For a moment there I thought I was going to end up having to break up a physical fight between two men (I say men because while my son was only 17 his size was equal to that of my ex). It was a very tense moment for me. Finally my son managed to wiggle out from between the wall and my ex and shouted to his dad that he would not go for any further visits (this had occured during an exchange back from visitation).
I discussed this situation with my son and with his father. His father totally was acting like an *** and child. My son was being more mature and even, at my pushing, continued to go to visit for a couple months (every other weekend). However, while my son was trying, my ex would not. Things got worse and finally I had to put my foot down and tell my ex that I would not be forcing our son to go for visits any longer and if he wanted to know why he has such a poor relationship with his son he needed to take a good long hard look in the mirror for the answer.
My son is now 19 and about to be 20... up until about a month ago he was still trying very hard to gain his father's approval and love. Now he has simply taken an attitude of "when my father decides that he wants to be a dad to me, he knows where to find me". My ex will call our daughter almost daily, yet go months without calling or talking to our son. When called on it he says "well he doesn't call me" to which I respond "and who is the adult/parent here".
Bottom line is.. relationships between father's and son's are very difficult especially as they become teens. Often father's see a clear reflection of themselves and perhaps the things they wish they had changed about themselves and project their own dissatisfaction on their own lives upon their child. Also, father's are used to being the man in the house and as their little boys grow into their own and start becoming men themselves, some fathers feel threatened by their loss of "control" on their choices.
It is more difficult for you because you are an intact family meaning you live with this day in and day out in your home. However, I would strongly suggest that you go through with the counseling. I also suggest that some boundaries be established in the home as to what is appropriate and inappropriate behavior for both father and son. I.E. no shouting, no disrepsect, no volatile behavior from either party.
You may want to sit down and have a good long heart to heart with your husband on this. I'd suggest out of the house, maybe over a quiet dinner or something and that you express your worries and frustrations over the situation with him. Not in an accusatory manner. Perhaps approach it in the way of concern for the damage being done to their relationship as father and son. Explain that you can not continue to be faced with this situation at home. That someone has to be the adult here and he has to remember he is arguing with a 15 year old and in essence stooping to his level and thus losing his son's respect for him. Explain you are sure that is NOT what he is trying to do, but that is what the outcome is being because of how these situations are being handled. Suggest time out periods where he (the father) can say to the son, I am not discussing this with you right now, walks away and when he can deal with it in a calm collected fashion, as an adult, he can then touch on the subject again.

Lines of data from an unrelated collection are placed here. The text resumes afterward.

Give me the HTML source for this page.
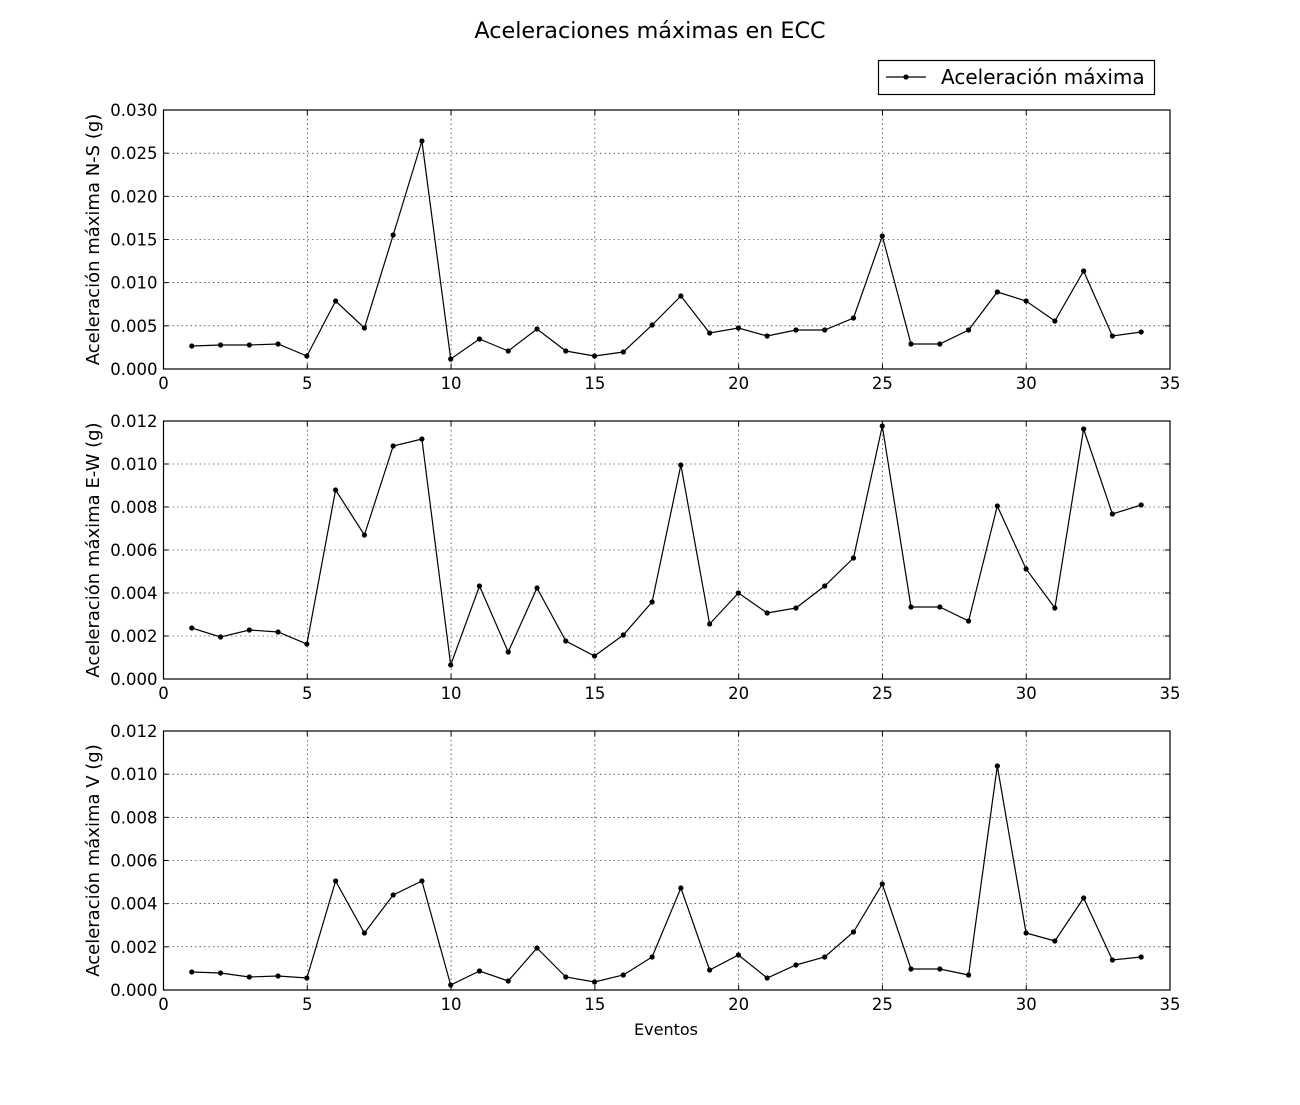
<!DOCTYPE html>
<html><head><meta charset="utf-8"><style>
body{margin:0;background:#fff;width:1300px;height:1100px;overflow:hidden}
text{font-family:"DejaVu Sans","Liberation Sans",sans-serif;fill:#000}
</style></head><body>
<svg id="s" width="1300" height="1100" xmlns="http://www.w3.org/2000/svg">
<text x="650" y="38" font-size="22.3" text-anchor="middle">Aceleraciones máximas en ECC</text>
<rect x="878.5" y="60.5" width="276" height="34" fill="#fff" stroke="#000" stroke-width="1.2"/>
<line x1="886" y1="77" x2="926" y2="77" stroke="#000" stroke-width="1.2"/>
<circle cx="906" cy="77" r="2.6"/>
<text x="941" y="84" font-size="20">Aceleración máxima</text>
<text x="666" y="1035" font-size="16" text-anchor="middle">Eventos</text>
</svg>
<script>
var s=document.getElementById('s'),NS='http://www.w3.org/2000/svg';
function el(t,a,txt){var e=document.createElementNS(NS,t);for(var k in a)e.setAttribute(k,a[k]);if(txt)e.textContent=txt;s.appendChild(e);return e;}
var L=163.5,R=1170,W=R-L;
var panels=[
{top:110,bot:369,lab:["0.000","0.005","0.010","0.015","0.020","0.025","0.030"],yl:"Aceleración máxima N-S (g)",
 y:[346,345,345,344,356,301,328,235,141,359,339,351,329,351,356,352,325,296,333,328,336,330,330,318,236,344,344,330,292,301,321,271,336,332]},
{top:421,bot:679,lab:["0.000","0.002","0.004","0.006","0.008","0.010","0.012"],yl:"Aceleración máxima E-W (g)",
 y:[628,637,630,632,644,490,535,446,439,665,586,652,588,641,656,635,602,465,624,593,613,608,586,558,426,607,607,621,506,569,608,429,514,505]},
{top:731,bot:990,lab:["0.000","0.002","0.004","0.006","0.008","0.010","0.012"],yl:"Aceleración máxima V (g)",
 y:[972,973,977,976,978,881,933,895,881,985,971,981,948,977,982,975,957,888,970,955,978,965,957,932,884,969,969,975,766,933,941,898,960,957]}];
panels.forEach(function(p){
 var H=p.bot-p.top;
 for(var i=0;i<=7;i++){var x=L+W*i/7;
  if(i>0&&i<7)el('line',{x1:x,x2:x,y1:p.top,y2:p.bot,stroke:'#000','stroke-width':0.6,'stroke-dasharray':'1.5,3'});
  el('line',{x1:x,x2:x,y1:p.bot,y2:p.bot-5,stroke:'#000'});el('line',{x1:x,x2:x,y1:p.top,y2:p.top+5,stroke:'#000'});
  el('text',{x:x,y:p.bot+20,'font-size':16.5,'text-anchor':'middle'},String(i*5));}
 for(var j=0;j<=6;j++){var y=p.bot-H*j/6;
  if(j>0&&j<6)el('line',{x1:L,x2:R,y1:y,y2:y,stroke:'#000','stroke-width':0.6,'stroke-dasharray':'1.5,3'});
  el('line',{x1:L,x2:L+5,y1:y,y2:y,stroke:'#000'});el('line',{x1:R,x2:R-5,y1:y,y2:y,stroke:'#000'});
  el('text',{x:L-6,y:y+6,'font-size':16.5,'text-anchor':'end'},p.lab[j]);}
 el('rect',{x:L,y:p.top,width:W,height:H,fill:'none',stroke:'#000','stroke-width':1.2});
 var pts=p.y.map(function(v,i){return (163+(i+1)*28.77).toFixed(1)+','+v;}).join(' ');
 el('polyline',{points:pts,fill:'none',stroke:'#000','stroke-width':1.2});
 p.y.forEach(function(v,i){el('circle',{cx:163+(i+1)*28.77,cy:v,r:2.6});});
 var cy=(p.top+p.bot)/2;
 el('text',{x:99,y:cy,'font-size':18,'text-anchor':'middle',transform:'rotate(-90 99 '+cy+')'},p.yl);
});
</script>
</body></html>
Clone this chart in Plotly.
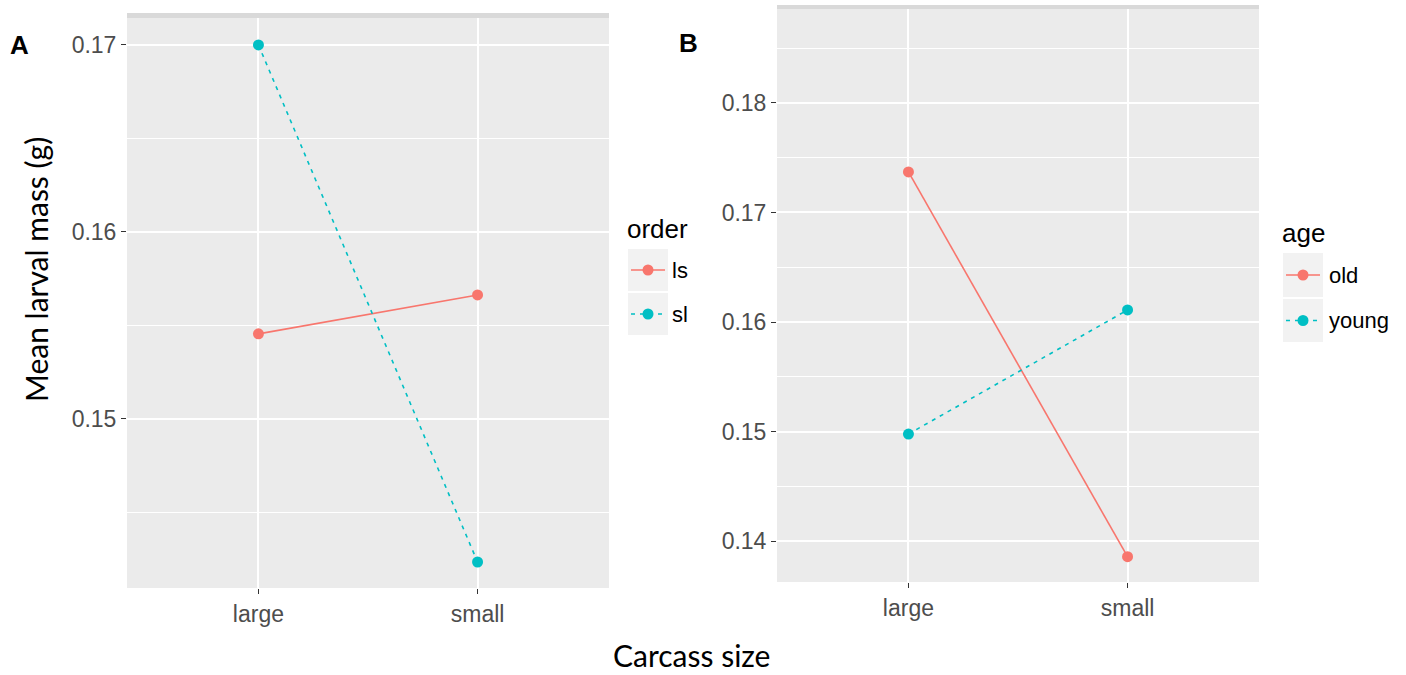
import plotly.graph_objects as go

# Carcass size categories and group means (g)
sizes = ["large", "small"]

order_groups = ["ls", "sl"]
order_ls = [0.15455, 0.15663]
order_sl = [0.1700, 0.14235]

age_groups = ["old", "young"]
age_old = [0.1737, 0.13857]
age_young = [0.14977, 0.1611]

y_ticks_a = [0.15, 0.16, 0.17]
y_ticks_b = [0.14, 0.15, 0.16, 0.17, 0.18]

W, H = 1406, 675
RED = "#F8766D"
CYAN = "#00BFC4"
PANEL_BG = "#EBEBEB"
TICK_FONT = dict(family="Liberation Sans, Arial, sans-serif", size=23, color="#4D4D4D")
TITLE_FAMILY = "Lato, Open Sans, sans-serif"
DOT = "4px,5px"


def px(x):
    return x / W


def py(y):
    return 1 - y / H


fig = go.Figure()

series = [
    ("x", "y", order_ls, RED, "solid"),
    ("x", "y", order_sl, CYAN, DOT),
    ("x2", "y2", age_old, RED, "solid"),
    ("x2", "y2", age_young, CYAN, DOT),
]
for xa, ya, vals, col, dash in series:
    fig.add_trace(go.Scatter(
        x=sizes, y=vals, xaxis=xa, yaxis=ya, mode="lines+markers",
        line=dict(color=col, width=1.6, dash=dash),
        marker=dict(color=col, size=11),
        showlegend=False, hoverinfo="skip",
    ))

# panel geometry in pixels: (left, right, top, bottom)
panel_a = (127, 609, 18, 588)
panel_b = (777, 1259, 9, 582)


def xaxis_cfg(panel, anchor):
    l, r, t, b = panel
    return dict(
        domain=[px(l), px(r)], anchor=anchor, type="category",
        categoryorder="array", categoryarray=sizes, range=[-0.6, 1.6],
        showgrid=True, gridcolor="white", gridwidth=2, zeroline=False,
        ticks="outside", ticklen=5, tickwidth=1.2, tickcolor="#333333",
        tickfont=TICK_FONT, showline=False,
    )


def yaxis_cfg(panel, anchor, rng, ticks):
    l, r, t, b = panel
    return dict(
        domain=[py(b), py(t)], anchor=anchor, range=rng,
        tickmode="array", tickvals=ticks, ticktext=[f"{v:.2f}" for v in ticks],
        showgrid=True, gridcolor="white", gridwidth=2, zeroline=False,
        ticks="outside", ticklen=5, tickwidth=1.2, tickcolor="#333333",
        tickfont=TICK_FONT, showline=False,
        minor=dict(dtick=0.01, tick0=0.005, showgrid=True, gridcolor="white",
                   gridwidth=1, ticks=""),
    )


shapes = []
annotations = []

for panel in (panel_a, panel_b):
    l, r, t, b = panel
    shapes.append(dict(type="rect", xref="paper", yref="paper", layer="below",
                       x0=px(l), x1=px(r), y0=py(b), y1=py(t),
                       fillcolor=PANEL_BG, line=dict(width=0)))

# thin darker strip along the top edge of each panel
shapes.append(dict(type="rect", xref="paper", yref="paper", layer="below",
                   x0=px(127), x1=px(609), y0=py(18), y1=py(13),
                   fillcolor="#D9D9D9", line=dict(width=0)))
shapes.append(dict(type="rect", xref="paper", yref="paper", layer="below",
                   x0=px(777), x1=px(1259), y0=py(9), y1=py(5),
                   fillcolor="#D9D9D9", line=dict(width=0)))


def legend(title, title_xy, labels, colors, dashes, key_x, key_rows, label_x):
    annotations.append(dict(text=title, xref="paper", yref="paper",
                            x=px(title_xy[0]), y=py(title_xy[1]),
                            xanchor="left", yanchor="middle", showarrow=False,
                            font=dict(family="Liberation Sans, Arial, sans-serif",
                                      size=26, color="black")))
    for lab, col, dash, (y0, y1) in zip(labels, colors, dashes, key_rows):
        shapes.append(dict(type="rect", xref="paper", yref="paper",
                           x0=px(key_x), x1=px(key_x + 40), y0=py(y1), y1=py(y0),
                           fillcolor="#F2F2F2", line=dict(width=0)))
        yc = (y0 + y1) / 2
        shapes.append(dict(type="line", xref="paper", yref="paper",
                           x0=px(key_x + 3), x1=px(key_x + 37), y0=py(yc), y1=py(yc),
                           line=dict(color=col, width=1.6, dash=dash)))
        xc = key_x + 20
        shapes.append(dict(type="circle", xref="paper", yref="paper",
                           x0=px(xc - 5.5), x1=px(xc + 5.5), y0=py(yc + 5.5), y1=py(yc - 5.5),
                           fillcolor=col, line=dict(width=0)))
        annotations.append(dict(text=lab, xref="paper", yref="paper",
                                x=px(label_x), y=py(yc), xanchor="left", yanchor="middle",
                                showarrow=False,
                                font=dict(family="Liberation Sans, Arial, sans-serif",
                                          size=22, color="black")))


legend("order", (625, 229), order_groups, [RED, CYAN], ["solid", DOT],
       628, [(249, 291), (293, 335)], 670)
legend("age", (1280, 233), age_groups, [RED, CYAN], ["solid", DOT],
       1283, [(253, 297), (299, 342)], 1327)

# panel letters and shared axis titles
annotations.append(dict(text="<b>A</b>", xref="paper", yref="paper", x=px(19), y=py(45),
                        xanchor="center", yanchor="middle", showarrow=False,
                        font=dict(family="Liberation Sans, Arial, sans-serif", size=26, color="black")))
annotations.append(dict(text="<b>B</b>", xref="paper", yref="paper", x=px(688), y=py(43),
                        xanchor="center", yanchor="middle", showarrow=False,
                        font=dict(family="Liberation Sans, Arial, sans-serif", size=26, color="black")))
annotations.append(dict(text="Mean larval mass (g)", xref="paper", yref="paper",
                        x=px(36), y=py(270), xanchor="center", yanchor="middle",
                        textangle=-90, showarrow=False,
                        font=dict(family=TITLE_FAMILY, size=30, color="black")))
annotations.append(dict(text="Carcass size", xref="paper", yref="paper",
                        x=px(691), y=py(674), xanchor="center", yanchor="bottom",
                        showarrow=False, borderpad=0,
                        font=dict(family=TITLE_FAMILY, size=30, color="black")))

fig.update_layout(
    width=W, height=H,
    margin=dict(l=0, r=0, t=0, b=0),
    paper_bgcolor="white", plot_bgcolor="rgba(0,0,0,0)",
    xaxis=xaxis_cfg(panel_a, "y"),
    yaxis=yaxis_cfg(panel_a, "x", [0.14096, 0.17144], y_ticks_a),
    xaxis2=xaxis_cfg(panel_b, "y2"),
    yaxis2=yaxis_cfg(panel_b, "x2", [0.13626, 0.18858], y_ticks_b),
    shapes=shapes, annotations=annotations,
    showlegend=False,
)

fig.write_html("out.html")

If you have been playing buffer, as I was, going back to your son after the incident and trying to reassure your son about his father's love or whatnot, I would also tell your husband that you are no longer going to be doing that because it is simply wearing on you. Explain that he will have to be totally responsible for his relationship with his son from this point forward, be it a good one or a bad one. But that you simply cannot continue to be put in the middle between the two of them. That you love them both, but you just can't keep it up.
I don't know if anything that I have said here has helped you at all, but do know this.... I totally understand what you are going through and feeling. I have been there, done that and it totally stinks.
I will be praying for your family and that peace may flood your home.